That unorthodox approach could put her in striking distance of Sen. Barack Obama (D-Ill.) over the next month.
Harold Ickes, Clinton’s chief delegate strategist, said in a telephone interview that the senator is likely to finish the primary and caucus season on June 3 “substantially less than 100 delegates behind” Obama’s total if those two states are included.
“We don’t believe that this party is going to go forward into a presidential race without seating both Florida and Michigan,” Ickes said.
But the Democratic National Committee had declared those delegates should not be counted as punishments to the states for moving their contests so soon in the process.
So Clinton’s argument depends on the actions of the party’s Rules and Bylaws Committee when it meets May 31 to consider pro-Clinton challenges that would seat those delegations.
Clinton’s new magic number to clinch the nomination is 2,209 delegates, compared to the 2,025 that would be needed without Florida and Michigan.
“The Obama people keep talking about 2,025, which implies they don’t intend to seat Florida and Michigan,” Ickes said. “We think that’s a mistake on the part of the party – it’s foolish.”
Working a second track, the Clinton forces are putting increased pressure on the superdelegates, the party insiders who get a vote on the nomination and are likely to be the decisive factor in the contest.
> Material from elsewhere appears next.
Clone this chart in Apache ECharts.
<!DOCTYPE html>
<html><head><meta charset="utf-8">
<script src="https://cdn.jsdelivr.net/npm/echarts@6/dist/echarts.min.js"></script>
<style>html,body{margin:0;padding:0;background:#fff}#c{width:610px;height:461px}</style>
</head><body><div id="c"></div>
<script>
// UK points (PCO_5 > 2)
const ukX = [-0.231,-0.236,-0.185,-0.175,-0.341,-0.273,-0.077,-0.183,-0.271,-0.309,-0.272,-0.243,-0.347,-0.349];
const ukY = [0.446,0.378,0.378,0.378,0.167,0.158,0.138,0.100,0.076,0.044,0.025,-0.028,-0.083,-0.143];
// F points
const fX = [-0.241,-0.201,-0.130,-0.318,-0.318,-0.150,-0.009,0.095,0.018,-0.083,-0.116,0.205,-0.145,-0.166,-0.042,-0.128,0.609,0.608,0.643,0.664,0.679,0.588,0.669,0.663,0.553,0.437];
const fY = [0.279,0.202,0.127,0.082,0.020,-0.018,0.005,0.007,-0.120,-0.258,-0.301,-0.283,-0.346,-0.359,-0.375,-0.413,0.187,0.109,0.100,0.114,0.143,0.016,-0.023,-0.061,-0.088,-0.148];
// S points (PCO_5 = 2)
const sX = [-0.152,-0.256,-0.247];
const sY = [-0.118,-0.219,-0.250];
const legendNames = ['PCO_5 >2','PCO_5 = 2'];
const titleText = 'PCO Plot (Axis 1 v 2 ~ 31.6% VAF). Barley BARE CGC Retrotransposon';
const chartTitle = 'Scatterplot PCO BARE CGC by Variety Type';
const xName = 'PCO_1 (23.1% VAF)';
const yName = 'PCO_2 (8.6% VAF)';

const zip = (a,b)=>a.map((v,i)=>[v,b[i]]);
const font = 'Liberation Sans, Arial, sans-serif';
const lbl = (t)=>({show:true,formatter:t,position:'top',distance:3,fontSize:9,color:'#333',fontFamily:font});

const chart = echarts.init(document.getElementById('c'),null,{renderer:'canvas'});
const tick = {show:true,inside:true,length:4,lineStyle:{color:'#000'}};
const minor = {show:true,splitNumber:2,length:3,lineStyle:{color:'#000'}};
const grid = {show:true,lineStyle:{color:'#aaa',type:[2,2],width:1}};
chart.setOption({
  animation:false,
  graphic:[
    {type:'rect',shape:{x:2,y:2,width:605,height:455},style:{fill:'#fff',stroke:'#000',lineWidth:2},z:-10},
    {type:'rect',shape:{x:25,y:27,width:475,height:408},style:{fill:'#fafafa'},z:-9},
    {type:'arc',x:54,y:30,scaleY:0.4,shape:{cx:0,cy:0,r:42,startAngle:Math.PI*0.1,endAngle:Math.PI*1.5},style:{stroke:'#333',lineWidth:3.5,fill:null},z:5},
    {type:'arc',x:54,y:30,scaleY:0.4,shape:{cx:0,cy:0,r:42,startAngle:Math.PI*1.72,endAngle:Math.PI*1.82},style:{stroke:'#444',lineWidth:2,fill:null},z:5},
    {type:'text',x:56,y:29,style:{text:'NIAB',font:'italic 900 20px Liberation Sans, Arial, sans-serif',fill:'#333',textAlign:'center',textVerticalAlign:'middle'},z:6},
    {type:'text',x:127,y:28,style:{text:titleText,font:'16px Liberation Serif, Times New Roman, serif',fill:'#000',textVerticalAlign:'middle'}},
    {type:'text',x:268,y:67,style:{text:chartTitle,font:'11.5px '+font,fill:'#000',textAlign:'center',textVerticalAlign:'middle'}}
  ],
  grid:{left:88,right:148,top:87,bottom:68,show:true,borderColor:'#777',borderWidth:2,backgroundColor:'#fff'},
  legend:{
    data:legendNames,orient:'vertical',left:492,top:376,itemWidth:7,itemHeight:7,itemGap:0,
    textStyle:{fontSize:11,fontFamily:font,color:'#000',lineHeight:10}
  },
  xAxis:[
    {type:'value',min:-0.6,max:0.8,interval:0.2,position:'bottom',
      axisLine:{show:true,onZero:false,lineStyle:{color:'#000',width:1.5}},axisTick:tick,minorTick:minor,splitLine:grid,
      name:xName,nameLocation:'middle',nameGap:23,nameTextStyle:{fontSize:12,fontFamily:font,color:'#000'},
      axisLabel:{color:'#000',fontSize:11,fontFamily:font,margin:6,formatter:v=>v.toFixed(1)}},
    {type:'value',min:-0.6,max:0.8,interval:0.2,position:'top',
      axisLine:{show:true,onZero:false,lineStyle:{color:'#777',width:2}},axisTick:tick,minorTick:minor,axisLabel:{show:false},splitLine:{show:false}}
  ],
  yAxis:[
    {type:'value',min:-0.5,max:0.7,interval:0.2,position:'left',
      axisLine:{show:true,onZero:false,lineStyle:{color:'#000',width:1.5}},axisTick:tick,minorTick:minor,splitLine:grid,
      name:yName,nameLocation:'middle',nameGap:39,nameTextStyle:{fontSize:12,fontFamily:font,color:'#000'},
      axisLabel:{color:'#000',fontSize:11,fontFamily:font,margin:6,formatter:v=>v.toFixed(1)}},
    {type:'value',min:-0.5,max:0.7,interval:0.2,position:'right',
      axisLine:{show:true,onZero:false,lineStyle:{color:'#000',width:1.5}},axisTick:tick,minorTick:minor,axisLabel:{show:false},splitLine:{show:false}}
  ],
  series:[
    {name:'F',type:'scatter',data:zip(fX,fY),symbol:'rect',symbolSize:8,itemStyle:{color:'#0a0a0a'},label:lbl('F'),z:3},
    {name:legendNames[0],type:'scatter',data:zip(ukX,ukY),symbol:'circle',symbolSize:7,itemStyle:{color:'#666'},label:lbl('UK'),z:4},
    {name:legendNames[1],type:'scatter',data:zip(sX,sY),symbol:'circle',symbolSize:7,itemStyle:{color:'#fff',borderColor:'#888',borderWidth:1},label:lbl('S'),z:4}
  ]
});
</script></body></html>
“As of midnight June 3rd, neither Obama nor Hillary will have enough delegates to clinch the nomination,” Ickes said. “Therefore, they’re going to have to persuade enough of the uncommitted, automatic delegates to come their way. And we think at the end of this process, we will be successful in persuading them that Hillary is, in fact, the stronger general election candidate.”
Ickes said Clinton’s victories in Ohio and Pennsylvania “really started refocusing these remaining uncommitted, automatic delegates on the general election.”
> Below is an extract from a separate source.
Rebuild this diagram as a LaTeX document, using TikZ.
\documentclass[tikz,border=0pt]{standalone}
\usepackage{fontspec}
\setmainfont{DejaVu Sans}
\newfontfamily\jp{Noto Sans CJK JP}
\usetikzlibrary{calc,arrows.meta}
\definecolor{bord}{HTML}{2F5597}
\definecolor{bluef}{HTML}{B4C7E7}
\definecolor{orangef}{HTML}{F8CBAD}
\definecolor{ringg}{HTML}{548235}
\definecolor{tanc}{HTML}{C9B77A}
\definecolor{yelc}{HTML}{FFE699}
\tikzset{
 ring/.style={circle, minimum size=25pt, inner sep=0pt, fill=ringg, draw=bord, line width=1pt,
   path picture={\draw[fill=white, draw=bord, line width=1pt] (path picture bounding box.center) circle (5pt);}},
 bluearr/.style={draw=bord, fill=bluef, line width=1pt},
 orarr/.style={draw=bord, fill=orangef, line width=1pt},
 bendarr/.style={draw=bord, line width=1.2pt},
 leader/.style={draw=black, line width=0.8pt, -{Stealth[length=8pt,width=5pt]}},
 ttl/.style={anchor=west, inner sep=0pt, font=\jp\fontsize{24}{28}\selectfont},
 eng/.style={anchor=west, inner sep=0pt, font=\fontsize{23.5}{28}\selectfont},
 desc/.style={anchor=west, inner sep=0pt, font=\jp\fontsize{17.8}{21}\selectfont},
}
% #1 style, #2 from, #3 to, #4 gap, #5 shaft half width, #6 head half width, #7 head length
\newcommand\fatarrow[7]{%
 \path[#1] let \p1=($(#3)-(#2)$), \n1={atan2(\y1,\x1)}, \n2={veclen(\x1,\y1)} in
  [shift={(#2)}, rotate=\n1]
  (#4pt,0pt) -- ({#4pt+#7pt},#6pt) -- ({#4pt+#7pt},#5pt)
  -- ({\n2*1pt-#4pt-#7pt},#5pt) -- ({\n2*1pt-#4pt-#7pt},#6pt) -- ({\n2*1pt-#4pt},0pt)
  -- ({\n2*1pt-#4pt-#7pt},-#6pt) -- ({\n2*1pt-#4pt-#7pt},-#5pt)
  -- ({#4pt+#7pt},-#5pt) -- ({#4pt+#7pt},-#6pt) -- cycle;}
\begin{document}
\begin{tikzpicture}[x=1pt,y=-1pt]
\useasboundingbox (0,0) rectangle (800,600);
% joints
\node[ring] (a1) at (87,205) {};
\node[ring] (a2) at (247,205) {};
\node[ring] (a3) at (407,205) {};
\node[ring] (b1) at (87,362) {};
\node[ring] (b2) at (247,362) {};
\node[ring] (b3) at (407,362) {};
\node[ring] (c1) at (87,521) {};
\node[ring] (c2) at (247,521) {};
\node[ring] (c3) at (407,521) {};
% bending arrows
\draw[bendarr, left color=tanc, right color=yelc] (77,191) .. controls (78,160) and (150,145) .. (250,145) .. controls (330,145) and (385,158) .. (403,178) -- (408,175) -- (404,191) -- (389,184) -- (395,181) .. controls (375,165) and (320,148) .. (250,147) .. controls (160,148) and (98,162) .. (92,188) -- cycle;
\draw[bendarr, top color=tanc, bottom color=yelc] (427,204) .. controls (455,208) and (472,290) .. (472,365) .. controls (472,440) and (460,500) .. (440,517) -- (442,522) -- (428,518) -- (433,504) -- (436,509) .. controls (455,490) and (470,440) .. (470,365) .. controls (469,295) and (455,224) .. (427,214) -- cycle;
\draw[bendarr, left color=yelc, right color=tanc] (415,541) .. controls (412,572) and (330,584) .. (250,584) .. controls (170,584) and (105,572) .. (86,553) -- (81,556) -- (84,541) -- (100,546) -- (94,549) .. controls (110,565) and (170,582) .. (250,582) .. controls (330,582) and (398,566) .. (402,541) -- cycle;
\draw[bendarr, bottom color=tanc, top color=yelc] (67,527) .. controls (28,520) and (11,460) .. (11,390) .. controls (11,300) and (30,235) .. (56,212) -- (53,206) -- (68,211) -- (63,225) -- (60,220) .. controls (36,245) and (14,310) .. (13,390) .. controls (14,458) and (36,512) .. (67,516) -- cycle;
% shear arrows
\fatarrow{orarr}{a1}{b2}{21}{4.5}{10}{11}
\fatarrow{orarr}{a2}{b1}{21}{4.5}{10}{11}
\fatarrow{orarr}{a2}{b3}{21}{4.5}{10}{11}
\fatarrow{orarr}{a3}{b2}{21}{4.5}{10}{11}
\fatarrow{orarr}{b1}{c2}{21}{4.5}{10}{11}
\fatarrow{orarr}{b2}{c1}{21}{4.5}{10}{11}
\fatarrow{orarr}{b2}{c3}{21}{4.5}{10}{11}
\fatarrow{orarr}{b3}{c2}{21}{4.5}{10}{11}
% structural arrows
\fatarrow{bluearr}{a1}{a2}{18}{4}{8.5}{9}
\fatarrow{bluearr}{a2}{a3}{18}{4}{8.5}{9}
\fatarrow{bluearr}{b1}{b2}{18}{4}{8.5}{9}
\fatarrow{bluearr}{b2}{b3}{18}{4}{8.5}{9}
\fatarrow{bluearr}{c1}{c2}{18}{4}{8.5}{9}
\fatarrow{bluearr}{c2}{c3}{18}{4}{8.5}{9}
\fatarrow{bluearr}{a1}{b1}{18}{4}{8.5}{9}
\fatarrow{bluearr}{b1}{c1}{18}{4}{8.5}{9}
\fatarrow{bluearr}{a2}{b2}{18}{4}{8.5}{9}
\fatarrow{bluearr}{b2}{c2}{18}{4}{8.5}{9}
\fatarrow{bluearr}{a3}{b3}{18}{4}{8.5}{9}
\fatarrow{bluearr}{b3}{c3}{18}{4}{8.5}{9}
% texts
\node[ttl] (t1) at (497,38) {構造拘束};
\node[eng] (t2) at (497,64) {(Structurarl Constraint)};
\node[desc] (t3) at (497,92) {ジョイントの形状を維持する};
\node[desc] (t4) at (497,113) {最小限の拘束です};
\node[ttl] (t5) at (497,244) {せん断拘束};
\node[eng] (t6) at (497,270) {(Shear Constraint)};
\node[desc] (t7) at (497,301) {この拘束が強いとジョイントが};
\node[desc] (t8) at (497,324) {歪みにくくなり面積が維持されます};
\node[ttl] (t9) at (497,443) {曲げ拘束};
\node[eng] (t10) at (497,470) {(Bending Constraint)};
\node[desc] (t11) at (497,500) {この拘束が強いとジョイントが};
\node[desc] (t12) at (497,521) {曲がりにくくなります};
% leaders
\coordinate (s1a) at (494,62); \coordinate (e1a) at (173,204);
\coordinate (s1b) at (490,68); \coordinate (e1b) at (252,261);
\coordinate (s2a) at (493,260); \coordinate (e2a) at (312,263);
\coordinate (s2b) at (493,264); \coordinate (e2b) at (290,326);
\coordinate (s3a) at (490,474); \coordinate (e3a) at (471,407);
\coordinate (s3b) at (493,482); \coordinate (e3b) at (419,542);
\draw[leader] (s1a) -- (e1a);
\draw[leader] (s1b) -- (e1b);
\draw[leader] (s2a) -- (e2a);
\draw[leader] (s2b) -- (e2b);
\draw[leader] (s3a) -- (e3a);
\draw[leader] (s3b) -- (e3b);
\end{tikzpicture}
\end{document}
“They are increasingly concerned about whether Senator Obama can bring in the key swing or purple states,” Ickes said. “Clearly there are increasing concerns about whether or not he has the reach to win.”
The Obama campaign, anticipating a defeat in Indiana, released a spreadsheet Tuesday showing that Clinton would need mammoth margins in every remaining contest in order to move ahead in pledged delegates, the ones chosen by caucus- and primary-goers.
But the Clinton campaign said that isn’t a meaningful figure. Her advisers insist that superdelegates, which Ickes calls “automatic delegates,” must also be considered.
“We don’t buy the pledged-delegate argument,” Ickes said. “That’s a straw person they’ve set up. It meets their political calculation. But when you call the roll at the convention, nobody says ‘pledged delegates’ or ‘automatic delegates.” It just says how many delegate votes.”